In Deuteronomy 6:4, the most important text for both ancient and modern Judaism, we read: “Hear, O Israel! The Lord is our God, the Lord is one.”
For the Apostle, the phrase “The Lord is our God” referred to the present covenantal reality for Israel as God’s ancient people; while the phrase “The Lord is One” referred to the future time when the fullness of the nations will join Israel in the worship of their God. What is striking is that Paul was not alone in his thinking. There are good reasons to see Paul’s views as representative of the views of many other Jews who were contemporaneous with him and those who would come later. Let us consider several Jewish sources that place the Apostle Paul firmly within the Jewish matrix of thought regarding this issue (For an expended treatment consult Paul and the Jewish Tradition: The Ideology of the Shema by Mark Nanos).
A commentary on the book of Deuteronomy written in the third-century states:
“The Lord, our God,” over us (the children of Israel); “the Lord is one,” over all the creatures of the world. “The Lord, our God,” in this world; “the Lord is one,” in the world to come. As it is said, “The Lord will be king over all the earth. In that day will the Lord be one and His name one.” (Sifre on Deut. 6:4)
A commentary on Deuteronomy written in the eleventh-century states:
“The Lord who is our God now, but not (yet) the God of the (other) nations is destined to be the One Lord, as it is said… ‘And the Lord shall be king over all the earth; on that day shall the Lord be One and His name One.’” (Rashi on Deut. 6:4)
The big difference between the Jews who authored the above-mentioned writings and the Apostle Paul comes down to this: Paul was convinced that time of the ingathering of the nations described in the prophets had already arrived, while other Jews were not.
The centrality of the Shema in Paul’s letters can be seen in many instances.

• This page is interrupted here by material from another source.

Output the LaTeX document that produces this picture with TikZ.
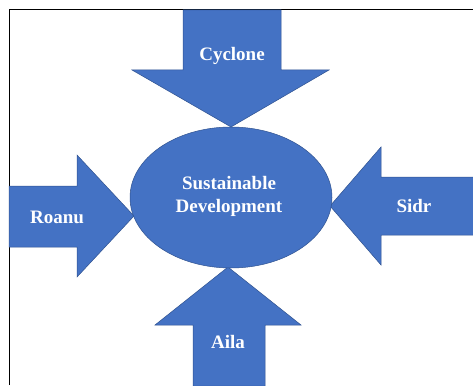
\documentclass[tikz,border=0pt]{standalone}
\usepackage{fontspec}
\setmainfont{Liberation Serif}
\usetikzlibrary{shapes.geometric}
\definecolor{stormblue}{HTML}{4472C4}
\definecolor{stormedge}{HTML}{2F528F}

\begin{document}
\begin{tikzpicture}[x=1pt, y=-1pt, every node/.style = {text=white, align=center, font=\bfseries\fontsize{19}{23}\selectfont}, storm/.style = {fill=stormblue, draw=stormedge, line width=0.5pt, line join=miter}]
            \useasboundingbox (0,0) rectangle (473,385);
            \draw[line width=1pt] (9,385) -- (9,10) -- (473,10);
            % the four arrows
            \draw[storm] (183,10) -- (183,70) -- (132,70) -- (231,127) -- (329,70) -- (281,70) -- (281,10) -- cycle;
            \draw[storm] (9,186) -- (77,186) -- (77,155) -- (134,216) -- (77,277) -- (77,247) -- (9,247) -- cycle;
            \draw[storm] (474,177) -- (381,177) -- (381,147) -- (330,206) -- (381,265) -- (381,235) -- (474,235) -- cycle;
            \draw[storm] (193,386) -- (193,325) -- (155,325) -- (228,267) -- (301,325) -- (265,325) -- (265,386) -- cycle;
            \node[storm, shape=ellipse, inner sep=0pt, minimum width=202pt, minimum height=141pt] (dev) at (231,197.5) {};
            \node (sustain) at (229,196.5) {Sustainable\\Development};
            \node (cyclone) at (232,56) {Cyclone};
            \node (roanu) at (57,217) {Roanu};
            \node (sidr) at (414,206) {Sidr};
            \node (aila) at (228,342) {Aila};
        \end{tikzpicture}
\end{document}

Here are but a few representative examples.
Paul, when making an argument that while there are other gods who are loved and worshiped by other people, stated that for him and his community there is but One God.
“Therefore, concerning the eating of things sacrificed to idols, we know that there is no such thing as an idol in the world and that there is no God but one. For even if there are beings who are called gods whether in heaven or on earth, as indeed there are many gods and many lords, yet for us there is but one God, the Father, from whom are all things and we exist for Him; and one Lord, Jesus Christ, by whom are all things, and we exist through Him.” (1 Corinthians 8:4-6)
“Therefore I, the prisoner of the Lord, implore you to walk in a manner worthy of the calling with which you have been called… There is one body and one Spirit, just as also you were called in one hope of your calling; one Lord, one faith, one baptism, one God and Father of all who is over all and through all and in all.” (Eph. 4: 1-5).
Was the Shema important to Paul? No. It was central to his theology!